→ **LISTED RECORDS**:
** start **

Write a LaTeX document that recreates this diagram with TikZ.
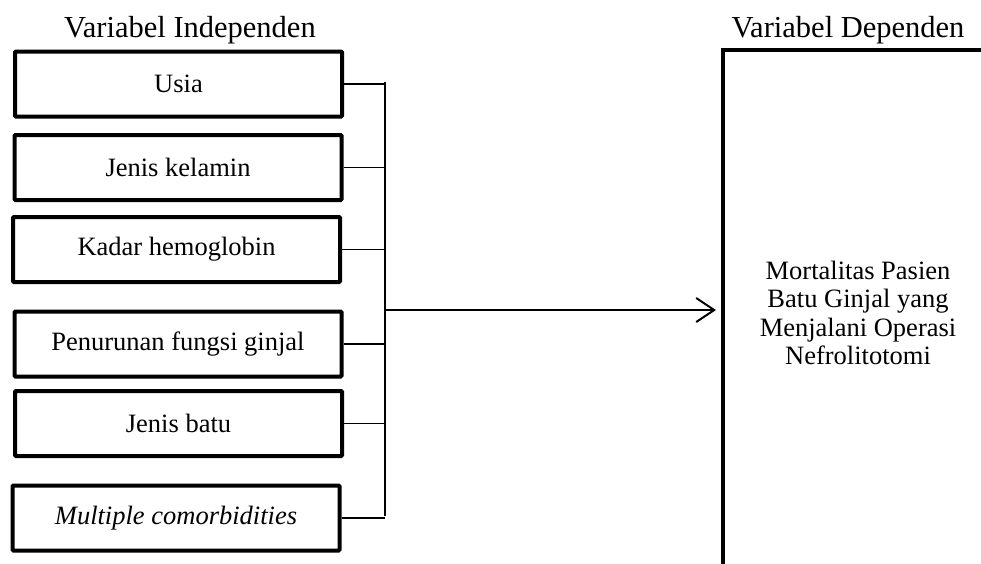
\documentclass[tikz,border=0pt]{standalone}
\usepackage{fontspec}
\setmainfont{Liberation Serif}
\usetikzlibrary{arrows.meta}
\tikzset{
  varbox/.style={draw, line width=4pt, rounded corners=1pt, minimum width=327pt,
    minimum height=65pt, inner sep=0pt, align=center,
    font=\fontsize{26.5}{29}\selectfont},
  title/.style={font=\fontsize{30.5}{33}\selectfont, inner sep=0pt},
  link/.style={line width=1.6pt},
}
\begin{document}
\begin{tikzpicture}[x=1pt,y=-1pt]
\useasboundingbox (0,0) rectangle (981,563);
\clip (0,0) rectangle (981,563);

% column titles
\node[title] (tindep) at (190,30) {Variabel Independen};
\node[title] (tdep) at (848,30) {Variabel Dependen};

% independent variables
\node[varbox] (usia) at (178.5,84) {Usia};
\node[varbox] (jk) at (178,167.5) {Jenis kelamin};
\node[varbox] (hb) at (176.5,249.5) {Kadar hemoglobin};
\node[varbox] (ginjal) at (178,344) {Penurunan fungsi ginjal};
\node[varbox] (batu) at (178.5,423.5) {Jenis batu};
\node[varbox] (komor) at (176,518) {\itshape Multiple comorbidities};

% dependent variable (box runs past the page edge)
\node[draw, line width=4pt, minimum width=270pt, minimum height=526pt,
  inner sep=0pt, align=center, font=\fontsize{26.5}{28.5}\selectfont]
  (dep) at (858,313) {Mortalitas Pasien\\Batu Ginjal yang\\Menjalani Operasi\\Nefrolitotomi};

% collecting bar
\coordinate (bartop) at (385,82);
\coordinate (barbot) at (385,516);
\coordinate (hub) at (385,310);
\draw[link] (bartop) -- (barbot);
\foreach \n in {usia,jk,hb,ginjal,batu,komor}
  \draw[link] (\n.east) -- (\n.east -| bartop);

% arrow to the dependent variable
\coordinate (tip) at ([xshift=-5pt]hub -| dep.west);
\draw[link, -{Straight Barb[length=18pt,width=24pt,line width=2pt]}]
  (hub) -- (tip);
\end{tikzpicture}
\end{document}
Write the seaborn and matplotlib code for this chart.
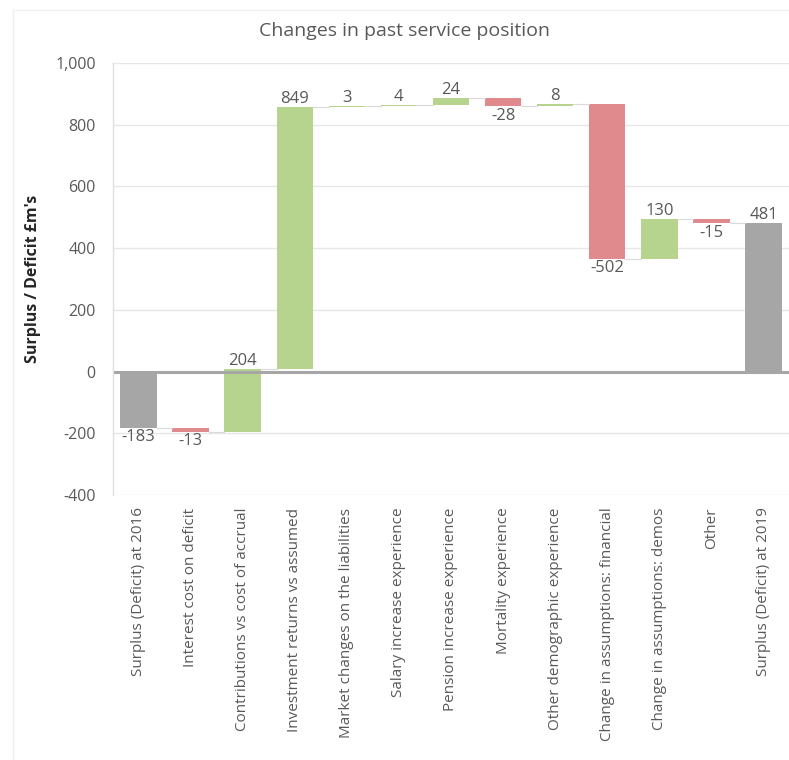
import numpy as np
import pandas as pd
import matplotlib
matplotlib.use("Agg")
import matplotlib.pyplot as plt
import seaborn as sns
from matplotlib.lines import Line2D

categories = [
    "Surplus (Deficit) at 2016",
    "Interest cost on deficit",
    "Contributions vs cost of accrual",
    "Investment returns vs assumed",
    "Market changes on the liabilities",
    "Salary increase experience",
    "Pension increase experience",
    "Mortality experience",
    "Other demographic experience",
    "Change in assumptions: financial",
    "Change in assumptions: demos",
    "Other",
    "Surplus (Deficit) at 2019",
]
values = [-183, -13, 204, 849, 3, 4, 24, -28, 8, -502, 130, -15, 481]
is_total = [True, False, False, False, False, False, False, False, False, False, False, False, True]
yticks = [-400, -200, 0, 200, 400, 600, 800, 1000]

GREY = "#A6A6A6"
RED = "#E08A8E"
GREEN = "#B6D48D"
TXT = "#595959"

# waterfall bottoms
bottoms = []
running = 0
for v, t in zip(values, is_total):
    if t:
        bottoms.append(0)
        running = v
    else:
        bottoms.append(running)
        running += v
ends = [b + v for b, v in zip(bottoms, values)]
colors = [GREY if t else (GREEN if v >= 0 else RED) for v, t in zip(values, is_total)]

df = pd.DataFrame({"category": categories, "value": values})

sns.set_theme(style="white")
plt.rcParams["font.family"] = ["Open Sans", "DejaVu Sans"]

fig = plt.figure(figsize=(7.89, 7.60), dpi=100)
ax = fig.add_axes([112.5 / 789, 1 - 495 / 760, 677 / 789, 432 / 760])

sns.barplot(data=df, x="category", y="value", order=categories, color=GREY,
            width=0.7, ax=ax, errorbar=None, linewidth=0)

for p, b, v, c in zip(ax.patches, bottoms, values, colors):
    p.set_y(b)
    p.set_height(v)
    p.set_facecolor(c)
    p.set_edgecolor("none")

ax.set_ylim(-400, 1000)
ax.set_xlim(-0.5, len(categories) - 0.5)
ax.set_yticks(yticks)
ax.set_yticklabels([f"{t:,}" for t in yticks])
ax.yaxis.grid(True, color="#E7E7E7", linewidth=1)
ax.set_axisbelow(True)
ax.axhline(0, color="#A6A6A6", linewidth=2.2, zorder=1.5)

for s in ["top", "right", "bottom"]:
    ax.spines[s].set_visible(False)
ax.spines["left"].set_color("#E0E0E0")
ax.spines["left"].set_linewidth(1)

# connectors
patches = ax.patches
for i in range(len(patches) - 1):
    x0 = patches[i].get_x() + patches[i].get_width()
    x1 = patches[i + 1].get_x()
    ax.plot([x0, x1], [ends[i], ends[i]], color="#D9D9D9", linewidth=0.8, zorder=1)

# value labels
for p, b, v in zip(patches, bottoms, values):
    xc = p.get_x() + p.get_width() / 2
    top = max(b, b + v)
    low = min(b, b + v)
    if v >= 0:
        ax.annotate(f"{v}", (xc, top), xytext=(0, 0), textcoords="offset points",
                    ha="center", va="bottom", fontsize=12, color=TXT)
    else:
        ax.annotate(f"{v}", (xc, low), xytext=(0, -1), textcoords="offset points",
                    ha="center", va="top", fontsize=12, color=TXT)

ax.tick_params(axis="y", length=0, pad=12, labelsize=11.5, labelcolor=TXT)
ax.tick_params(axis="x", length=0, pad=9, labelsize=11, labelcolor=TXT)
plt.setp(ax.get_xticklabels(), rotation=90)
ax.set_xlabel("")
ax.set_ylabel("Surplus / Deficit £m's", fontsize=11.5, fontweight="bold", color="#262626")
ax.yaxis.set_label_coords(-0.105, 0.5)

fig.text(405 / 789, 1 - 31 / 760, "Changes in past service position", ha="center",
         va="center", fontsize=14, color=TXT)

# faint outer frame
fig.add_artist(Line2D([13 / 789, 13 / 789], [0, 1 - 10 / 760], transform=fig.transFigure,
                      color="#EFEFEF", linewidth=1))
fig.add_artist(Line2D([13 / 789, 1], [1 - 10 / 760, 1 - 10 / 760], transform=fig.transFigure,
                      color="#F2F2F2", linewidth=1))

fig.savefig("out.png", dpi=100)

** end **

→ **WHAT IS NEEDED**: Exclude the images and reproduce the remaining data exactly.

→ **RESULT**:
Write a LaTeX document that recreates this diagram with TikZ.
\documentclass[tikz,border=0pt]{standalone}
\usepackage{fontspec}
\setmainfont{Liberation Serif}
\usetikzlibrary{arrows.meta}
\tikzset{
  varbox/.style={draw, line width=4pt, rounded corners=1pt, minimum width=327pt,
    minimum height=65pt, inner sep=0pt, align=center,
    font=\fontsize{26.5}{29}\selectfont},
  title/.style={font=\fontsize{30.5}{33}\selectfont, inner sep=0pt},
  link/.style={line width=1.6pt},
}
\begin{document}
\begin{tikzpicture}[x=1pt,y=-1pt]
\useasboundingbox (0,0) rectangle (981,563);
\clip (0,0) rectangle (981,563);

% column titles
\node[title] (tindep) at (190,30) {Variabel Independen};
\node[title] (tdep) at (848,30) {Variabel Dependen};

% independent variables
\node[varbox] (usia) at (178.5,84) {Usia};
\node[varbox] (jk) at (178,167.5) {Jenis kelamin};
\node[varbox] (hb) at (176.5,249.5) {Kadar hemoglobin};
\node[varbox] (ginjal) at (178,344) {Penurunan fungsi ginjal};
\node[varbox] (batu) at (178.5,423.5) {Jenis batu};
\node[varbox] (komor) at (176,518) {\itshape Multiple comorbidities};

% dependent variable (box runs past the page edge)
\node[draw, line width=4pt, minimum width=270pt, minimum height=526pt,
  inner sep=0pt, align=center, font=\fontsize{26.5}{28.5}\selectfont]
  (dep) at (858,313) {Mortalitas Pasien\\Batu Ginjal yang\\Menjalani Operasi\\Nefrolitotomi};

% collecting bar
\coordinate (bartop) at (385,82);
\coordinate (barbot) at (385,516);
\coordinate (hub) at (385,310);
\draw[link] (bartop) -- (barbot);
\foreach \n in {usia,jk,hb,ginjal,batu,komor}
  \draw[link] (\n.east) -- (\n.east -| bartop);

% arrow to the dependent variable
\coordinate (tip) at ([xshift=-5pt]hub -| dep.west);
\draw[link, -{Straight Barb[length=18pt,width=24pt,line width=2pt]}]
  (hub) -- (tip);
\end{tikzpicture}
\end{document}
Write the seaborn and matplotlib code for this chart.
import numpy as np
import pandas as pd
import matplotlib
matplotlib.use("Agg")
import matplotlib.pyplot as plt
import seaborn as sns
from matplotlib.lines import Line2D

categories = [
    "Surplus (Deficit) at 2016",
    "Interest cost on deficit",
    "Contributions vs cost of accrual",
    "Investment returns vs assumed",
    "Market changes on the liabilities",
    "Salary increase experience",
    "Pension increase experience",
    "Mortality experience",
    "Other demographic experience",
    "Change in assumptions: financial",
    "Change in assumptions: demos",
    "Other",
    "Surplus (Deficit) at 2019",
]
values = [-183, -13, 204, 849, 3, 4, 24, -28, 8, -502, 130, -15, 481]
is_total = [True, False, False, False, False, False, False, False, False, False, False, False, True]
yticks = [-400, -200, 0, 200, 400, 600, 800, 1000]

GREY = "#A6A6A6"
RED = "#E08A8E"
GREEN = "#B6D48D"
TXT = "#595959"

# waterfall bottoms
bottoms = []
running = 0
for v, t in zip(values, is_total):
    if t:
        bottoms.append(0)
        running = v
    else:
        bottoms.append(running)
        running += v
ends = [b + v for b, v in zip(bottoms, values)]
colors = [GREY if t else (GREEN if v >= 0 else RED) for v, t in zip(values, is_total)]

df = pd.DataFrame({"category": categories, "value": values})

sns.set_theme(style="white")
plt.rcParams["font.family"] = ["Open Sans", "DejaVu Sans"]

fig = plt.figure(figsize=(7.89, 7.60), dpi=100)
ax = fig.add_axes([112.5 / 789, 1 - 495 / 760, 677 / 789, 432 / 760])

sns.barplot(data=df, x="category", y="value", order=categories, color=GREY,
            width=0.7, ax=ax, errorbar=None, linewidth=0)

for p, b, v, c in zip(ax.patches, bottoms, values, colors):
    p.set_y(b)
    p.set_height(v)
    p.set_facecolor(c)
    p.set_edgecolor("none")

ax.set_ylim(-400, 1000)
ax.set_xlim(-0.5, len(categories) - 0.5)
ax.set_yticks(yticks)
ax.set_yticklabels([f"{t:,}" for t in yticks])
ax.yaxis.grid(True, color="#E7E7E7", linewidth=1)
ax.set_axisbelow(True)
ax.axhline(0, color="#A6A6A6", linewidth=2.2, zorder=1.5)

for s in ["top", "right", "bottom"]:
    ax.spines[s].set_visible(False)
ax.spines["left"].set_color("#E0E0E0")
ax.spines["left"].set_linewidth(1)

# connectors
patches = ax.patches
for i in range(len(patches) - 1):
    x0 = patches[i].get_x() + patches[i].get_width()
    x1 = patches[i + 1].get_x()
    ax.plot([x0, x1], [ends[i], ends[i]], color="#D9D9D9", linewidth=0.8, zorder=1)

# value labels
for p, b, v in zip(patches, bottoms, values):
    xc = p.get_x() + p.get_width() / 2
    top = max(b, b + v)
    low = min(b, b + v)
    if v >= 0:
        ax.annotate(f"{v}", (xc, top), xytext=(0, 0), textcoords="offset points",
                    ha="center", va="bottom", fontsize=12, color=TXT)
    else:
        ax.annotate(f"{v}", (xc, low), xytext=(0, -1), textcoords="offset points",
                    ha="center", va="top", fontsize=12, color=TXT)

ax.tick_params(axis="y", length=0, pad=12, labelsize=11.5, labelcolor=TXT)
ax.tick_params(axis="x", length=0, pad=9, labelsize=11, labelcolor=TXT)
plt.setp(ax.get_xticklabels(), rotation=90)
ax.set_xlabel("")
ax.set_ylabel("Surplus / Deficit £m's", fontsize=11.5, fontweight="bold", color="#262626")
ax.yaxis.set_label_coords(-0.105, 0.5)

fig.text(405 / 789, 1 - 31 / 760, "Changes in past service position", ha="center",
         va="center", fontsize=14, color=TXT)

# faint outer frame
fig.add_artist(Line2D([13 / 789, 13 / 789], [0, 1 - 10 / 760], transform=fig.transFigure,
                      color="#EFEFEF", linewidth=1))
fig.add_artist(Line2D([13 / 789, 1], [1 - 10 / 760, 1 - 10 / 760], transform=fig.transFigure,
                      color="#F2F2F2", linewidth=1))

fig.savefig("out.png", dpi=100)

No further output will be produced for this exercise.